Can I restructure my business from an LLP to a Limited Company?
Reasons to choose Wilson Browne
Restructuring your business from one type to another is possible, but it may include steps or procedures that you might not have thought about.
It is not as simple as simple transforming one business into another. In this case, you would need to incorporate a new Limited Company (NewCo) and then transfer the assets of the Limited Liability Partnership (LLP) to the NewCo.
There are several stages that need to be completed to achieve the restructure.
Stage 1 – Compliance and clearance
Depending on the nature or size of a business, several compliance ‘hurdles’ may need to be tackled, in order to move or progress the file forwards. Bodies such as the Competition and Markets Authority may need to provide you with their approval if the market share will change as a result of the transaction and changes in a way that raises concerns or distorts competition. Other considerations could be the National Security and Investments Act, whereby the particular nature of the business itself is caught by the act, therefore meaning that government approval is required to complete the transaction itself. A final point to consider is tax clearance, and whether or not clearance is required for a particular type of tax relief that you may be trying to benefit from in the transaction.

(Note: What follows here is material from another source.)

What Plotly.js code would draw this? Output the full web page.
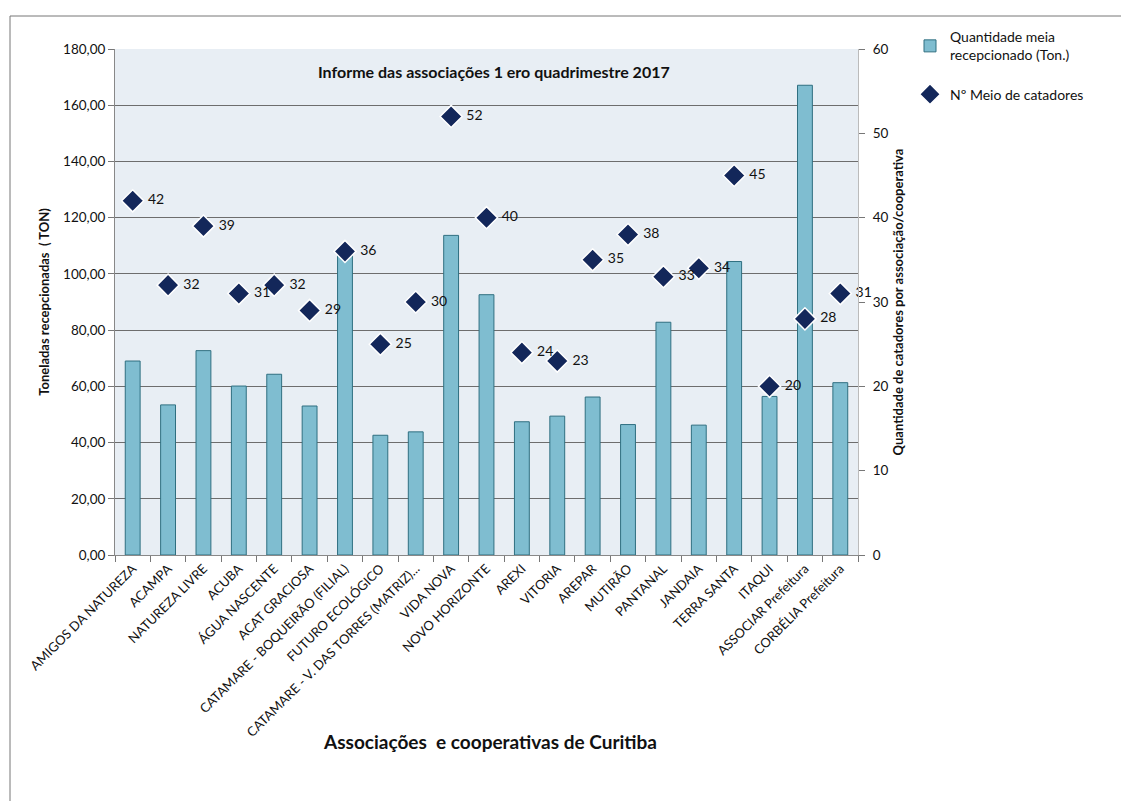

Other governing bodies may need to get involved, depending entirely on the nature of the business, and this will be on a case-by-case basis – which is why it is important you seek the necessary legal advice.
Stage 2 – Incorporate your new limited company and adopt of articles of association
You will need to create the NewCo, which will become the trading company and the company that will have the LLP’s assets transferred to. It is fairly straightforward to incorporate a business, and you will need to ensure that you adopt articles of association that meet your requirements and desires. This is something you ought to seek advice on and something that we can draft for you.
Stage 3 – Business assets transfer
The assets of the LLP will need to be transferred to the NewCo. These include all the assets that are required to run the business, such as any plant or machinery that exists, as well as any contracts and goodwill. Several documents will need to be drafted to affect this, including a transfer agreement and additional ancillaries. Like all agreements, the transfer of assets from the LLP to the NewCo will need to be in exchange for consideration. In a restructure like this, this is usually done in the form of issuing shares of the NewCo to the LLP members. If there are any outgoing members of the LLP, they can be paid in cash if desired.
Both employment and property elements will need to be looked at and advised upon. In an asset transfer, it may be the case that the employees being transferred are protected by the TUPE Regulations. You must ensure that these are considered, and if necessary, met. The members of the LLP should resign from the LLP and enter new contracts with NewCo.
The LLP may have a lease in place or own a freehold property. This will need to be moved to the NewCo and depending on the type of property will depend on the transaction required. This is a point that our property time can advise upon accordingly.
Stage 4 – Regulation of long-term relationship – shareholders agreement
When the transfer is complete, it would be wise to ensure that the shareholders of the NewCo have a shareholders agreement in place – to provide certainty and clarity on the ongoing relationship with each other and the NewCo.
What are the benefits of changing from a Limited Liability Partnership to a Limited Company?
There are several benefits, some of which we can advise upon and others you should discuss with your accountant. Limited companies are able to retain profits with the business, rather than paying them out through salaries or dividends, but LLPs must pay out all profits to its members. LLP profits and dividends are subject to different rates of tax – which will be a conversation with your accountant. Companies also have the advantage of only needing at least one owner, whereas LLPs need two. It is easier to sell your shares in a company rather than sell an LLP. You will need to transfer the assets in an LLP sale, as well as ensure customer contracts are transferred as well as employees.